▶ [Recorded data]:
_ _ _
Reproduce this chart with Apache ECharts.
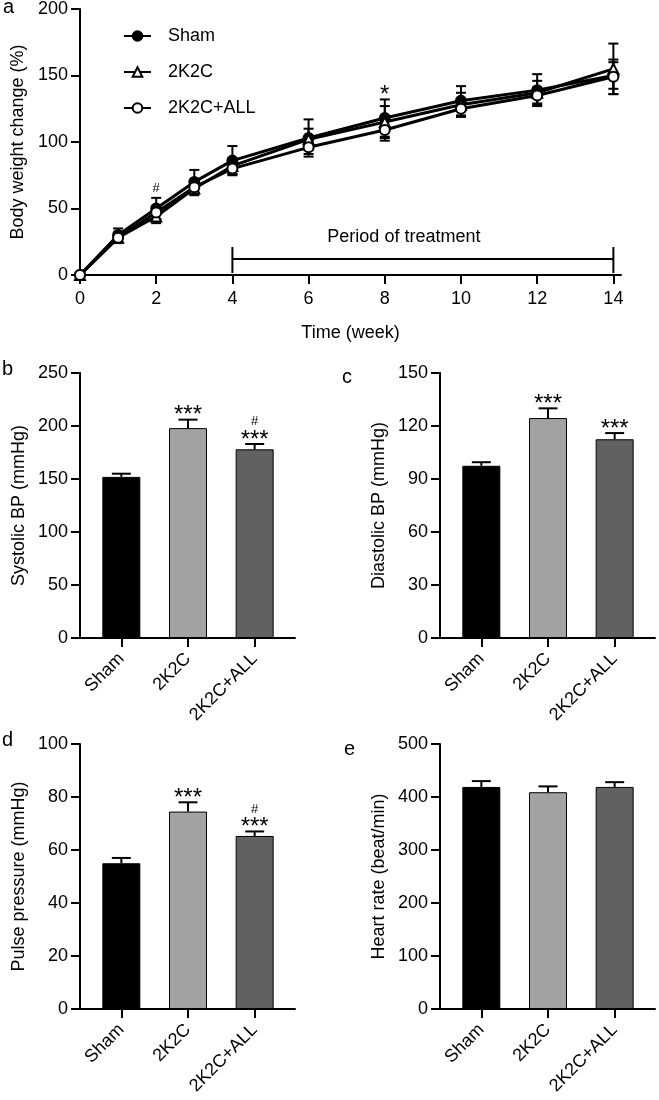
<!DOCTYPE html>
<html lang="en">
<head>
<meta charset="UTF-8">
<title>Body weight and blood pressure</title>
<script src="https://cdn.jsdelivr.net/npm/echarts@6/dist/echarts.min.js"></script>
<style>
    html, body { margin: 0; padding: 0; background: #fff; }
    #main { width: 659px; height: 1100px; }
</style>
</head>
<body>
<div id="main"></div>
<script type="text/javascript">

// panel a - body weight change (%)
var weeks = [0, 1, 2, 3, 4, 6, 8, 10, 12, 14];
var weekTicks = [0, 2, 4, 6, 8, 10, 12, 14];
var shamWeight = [0, 30, 50, 70, 86, 103, 118, 131, 139, 150];
var shamWeightErr = [0, 5, 8, 9, 11, 14, 14, 11, 12, 10];
var k2cWeight = [0, 28, 44, 65, 82, 102, 115, 128, 137, 155];
var k2cWeightErr = [0, 4, 5, 5, 6, 8, 12, 9, 9, 19];
var allWeight = [0, 28, 47, 66, 80, 96, 109, 125, 135, 149];
var allWeightErr = [0, 3, 5, 4, 4, 5, 8, 6, 6, 13];
var weightSigWeek = [2, 8];
var weightSigTop = [58, 132];
var weightSigMark = ['#', '*'];
var treatment = [4, 14];

// panels b-e
var groups = ['Sham', '2K2C', '2K2C+ALL'];
var sbp = [152, 198, 178];
var sbpErr = [3, 8, 5];
var sbpStars = ['', '***', '***'];
var sbpHash = ['', '', '#'];
var dbp = [97.5, 124.5, 112.5];
var dbpErr = [2, 5.5, 3.5];
var dbpStars = ['', '***', '***'];
var dbpHash = ['', '', ''];
var pp = [55, 74.5, 65.3];
var ppErr = [2, 3.5, 1.7];
var ppStars = ['', '***', '***'];
var ppHash = ['', '', '#'];
var hr = [419, 409, 419];
var hrErr = [11, 11, 9];
var hrStars = ['', '', ''];
var hrHash = ['', '', ''];

var FONT = 'Liberation Sans, Arial, Helvetica, sans-serif';
var barColors = ['#000000', '#a2a2a2', '#616161'];

var myChart = echarts.init(document.getElementById('main'));

var axisLine = {show: true, onZero: false, lineStyle: {color: '#000', width: 2}};
var axisTick = {show: true, inside: false, length: 9, lineStyle: {color: '#000', width: 2}};
var axisLabel = {color: '#000', fontSize: 18, fontFamily: FONT, margin: 12};
var nameStyle = {color: '#000', fontSize: 18, fontFamily: FONT};

var grids = [{left: 80, top: 8, width: 541, height: 267, containLabel: false}];
var xAxes = [{
    type: 'value', gridIndex: 0, min: 0, max: 14.2,
    axisLine: axisLine,
    axisTick: {show: true, length: 9, customValues: weekTicks, lineStyle: {color: '#000', width: 2}},
    axisLabel: {color: '#000', fontSize: 18, fontFamily: FONT, margin: 15, customValues: weekTicks},
    splitLine: {show: false},
    name: 'Time (week)', nameLocation: 'middle', nameGap: 49, nameTextStyle: nameStyle
}];
var yAxes = [{
    type: 'value', gridIndex: 0, min: 0, max: 200, interval: 50,
    axisLine: axisLine, axisTick: axisTick, axisLabel: axisLabel,
    splitLine: {show: false},
    name: 'Body weight change (%)', nameLocation: 'middle', nameGap: 52, nameTextStyle: nameStyle
}];
var series = [];

function errLine(params, api) {
    var x = api.value(0), v = api.value(1), e = api.value(2);
    if (!e) return;
    var hi = api.coord([x, v + e]), lo = api.coord([x, v - e]);
    var st = {stroke: '#000', lineWidth: 2};
    return {
        type: 'group', children: [
            {type: 'line', shape: {x1: hi[0], y1: hi[1], x2: lo[0], y2: lo[1]}, style: st},
            {type: 'line', shape: {x1: hi[0] - 5, y1: hi[1], x2: hi[0] + 5, y2: hi[1]}, style: st},
            {type: 'line', shape: {x1: lo[0] - 5, y1: lo[1], x2: lo[0] + 5, y2: lo[1]}, style: st}
        ]
    };
}

function weightSeries(name, vals, errs, symbol, fill) {
    series.push({
        name: name, type: 'line', xAxisIndex: 0, yAxisIndex: 0,
        data: weeks.map(function (w, i) { return [w, vals[i]]; }),
        symbol: symbol, symbolSize: 10,
        lineStyle: {color: '#000', width: 3},
        itemStyle: {color: fill, borderColor: '#000', borderWidth: 2},
        z: 3
    });
    series.push({
        type: 'custom', xAxisIndex: 0, yAxisIndex: 0, clip: false,
        data: weeks.map(function (w, i) { return [w, vals[i], errs[i]]; }),
        renderItem: errLine, z: 2
    });
}
weightSeries('Sham', shamWeight, shamWeightErr, 'circle', '#000');
weightSeries('2K2C', k2cWeight, k2cWeightErr, 'triangle', '#fff');
weightSeries('2K2C+ALL', allWeight, allWeightErr, 'circle', '#fff');

// significance marks, panel a
series.push({
    type: 'custom', xAxisIndex: 0, yAxisIndex: 0, clip: false,
    data: weightSigWeek.map(function (w, i) { return [w, weightSigTop[i]]; }),
    renderItem: function (params, api) {
        var p = api.coord([api.value(0), api.value(1)]);
        var m = weightSigMark[params.dataIndex];
        var big = m === '*';
        return {
            type: 'text',
            style: {
                text: m, x: p[0], y: big ? p[1] + 8 : p[1] - 3,
                align: 'center', verticalAlign: 'bottom',
                fontSize: big ? 24 : 13, fontFamily: FONT, fill: '#000'
            }
        };
    }
});

// period of treatment bracket
series.push({
    type: 'custom', xAxisIndex: 0, yAxisIndex: 0, clip: false,
    data: [[treatment[0], treatment[1], 12]],
    renderItem: function (params, api) {
        var a = api.coord([api.value(0), api.value(2)]);
        var b = api.coord([api.value(1), api.value(2)]);
        var st = {stroke: '#000', lineWidth: 2};
        return {
            type: 'group', children: [
                {type: 'line', shape: {x1: a[0], y1: a[1], x2: b[0], y2: b[1]}, style: st},
                {type: 'line', shape: {x1: a[0], y1: a[1] - 12, x2: a[0], y2: a[1] + 14}, style: st},
                {type: 'line', shape: {x1: b[0], y1: b[1] - 12, x2: b[0], y2: b[1] + 14}, style: st},
                {type: 'text', style: {
                    text: 'Period of treatment', x: (a[0] + b[0]) / 2 - 19, y: a[1] - 13,
                    align: 'center', verticalAlign: 'bottom',
                    fontSize: 18, fontFamily: FONT, fill: '#000'
                }}
            ]
        };
    }
});

function barPanel(left, top, vals, errs, stars, hashes, max, interval, yName) {
    var g = grids.length;
    grids.push({left: left + 8, top: top, width: 200, height: 265, containLabel: false});
    grids.push({left: left, top: top, width: 215, height: 265, containLabel: false});
    var xi = xAxes.length;
    xAxes.push({
        type: 'category', gridIndex: g, data: groups,
        axisLine: {show: false},
        axisTick: {show: true, alignWithLabel: true, length: 9, lineStyle: {color: '#000', width: 2}},
        axisLabel: {color: '#000', fontSize: 18, fontFamily: FONT, margin: 18, rotate: 45, interval: 0},
        splitLine: {show: false}
    });
    xAxes.push({
        type: 'value', gridIndex: g + 1, min: 0, max: 1,
        axisLine: axisLine, axisTick: {show: false}, axisLabel: {show: false}, splitLine: {show: false}
    });
    yAxes.push({
        type: 'value', gridIndex: g, min: 0, max: max, interval: interval, offset: 8,
        axisLine: axisLine, axisTick: axisTick, axisLabel: axisLabel,
        splitLine: {show: false},
        name: yName, nameLocation: 'middle', nameGap: 52, nameTextStyle: nameStyle
    });
    yAxes.push({type: 'value', gridIndex: g + 1, min: 0, max: 1, show: false});

    series.push({
        type: 'bar', xAxisIndex: xi, yAxisIndex: xi, barWidth: 38,
        data: vals.map(function (v, i) {
            return {value: v, itemStyle: {color: barColors[i], borderColor: '#000', borderWidth: 1}};
        }),
        z: 2
    });
    series.push({
        type: 'custom', xAxisIndex: xi, yAxisIndex: xi, clip: false,
        data: vals.map(function (v, i) { return [i, v, errs[i]]; }),
        renderItem: function (params, api) {
            var i = params.dataIndex;
            var base = api.coord([api.value(0), api.value(1)]);
            var hi = api.coord([api.value(0), api.value(1) + api.value(2)]);
            var st = {stroke: '#000', lineWidth: 2};
            var kids = [
                {type: 'line', shape: {x1: base[0], y1: base[1], x2: hi[0], y2: hi[1]}, style: st},
                {type: 'line', shape: {x1: hi[0] - 9.5, y1: hi[1], x2: hi[0] + 9.5, y2: hi[1]}, style: st}
            ];
            if (stars[i]) {
                kids.push({type: 'text', style: {
                    text: stars[i], x: hi[0], y: hi[1] + 8,
                    align: 'center', verticalAlign: 'bottom',
                    fontSize: 24, fontFamily: FONT, fill: '#000'
                }});
            }
            if (hashes[i]) {
                kids.push({type: 'text', style: {
                    text: hashes[i], x: hi[0], y: hi[1] - 16,
                    align: 'center', verticalAlign: 'bottom',
                    fontSize: 13, fontFamily: FONT, fill: '#000'
                }});
            }
            return {type: 'group', children: kids};
        },
        z: 3
    });
}

barPanel(80, 373, sbp, sbpErr, sbpStars, sbpHash, 250, 50, 'Systolic BP (mmHg)');
barPanel(440, 373, dbp, dbpErr, dbpStars, dbpHash, 150, 30, 'Diastolic BP (mmHg)');
barPanel(80, 744, pp, ppErr, ppStars, ppHash, 100, 20, 'Pulse pressure (mmHg)');
barPanel(440, 744, hr, hrErr, hrStars, hrHash, 500, 100, 'Heart rate (beat/min)');

var letters = [['a', 3, 19], ['b', 2, 381], ['c', 342, 389], ['d', 2, 752], ['e', 344, 761]];

var option = {
    animation: false,
    backgroundColor: '#fff',
    legend: {
        data: ['Sham', '2K2C', '2K2C+ALL'],
        orient: 'vertical', left: 118, top: 22,
        itemWidth: 27, itemHeight: 12, itemGap: 18,
        textStyle: {color: '#000', fontSize: 18, fontFamily: FONT, padding: [0, 0, 0, 12]}
    },
    grid: grids,
    xAxis: xAxes,
    yAxis: yAxes,
    series: series,
    graphic: letters.map(function (l) {
        return {type: 'text', left: l[1], top: l[2] - 22, style: {
            text: l[0], fontSize: 20, fontFamily: FONT, fill: '#000'
        }};
    })
};

myChart.setOption(option);

</script>
</body>
</html>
_ _ _
▶ [Directions]: Pictures are excluded; extract exactly the lines from the start of the data through the line that holds "var treatment = [4, 14];", both ends included.

▶ [Task response]:
Reproduce this chart with Apache ECharts.
<!DOCTYPE html>
<html lang="en">
<head>
<meta charset="UTF-8">
<title>Body weight and blood pressure</title>
<script src="https://cdn.jsdelivr.net/npm/echarts@6/dist/echarts.min.js"></script>
<style>
    html, body { margin: 0; padding: 0; background: #fff; }
    #main { width: 659px; height: 1100px; }
</style>
</head>
<body>
<div id="main"></div>
<script type="text/javascript">

// panel a - body weight change (%)
var weeks = [0, 1, 2, 3, 4, 6, 8, 10, 12, 14];
var weekTicks = [0, 2, 4, 6, 8, 10, 12, 14];
var shamWeight = [0, 30, 50, 70, 86, 103, 118, 131, 139, 150];
var shamWeightErr = [0, 5, 8, 9, 11, 14, 14, 11, 12, 10];
var k2cWeight = [0, 28, 44, 65, 82, 102, 115, 128, 137, 155];
var k2cWeightErr = [0, 4, 5, 5, 6, 8, 12, 9, 9, 19];
var allWeight = [0, 28, 47, 66, 80, 96, 109, 125, 135, 149];
var allWeightErr = [0, 3, 5, 4, 4, 5, 8, 6, 6, 13];
var weightSigWeek = [2, 8];
var weightSigTop = [58, 132];
var weightSigMark = ['#', '*'];
var treatment = [4, 14];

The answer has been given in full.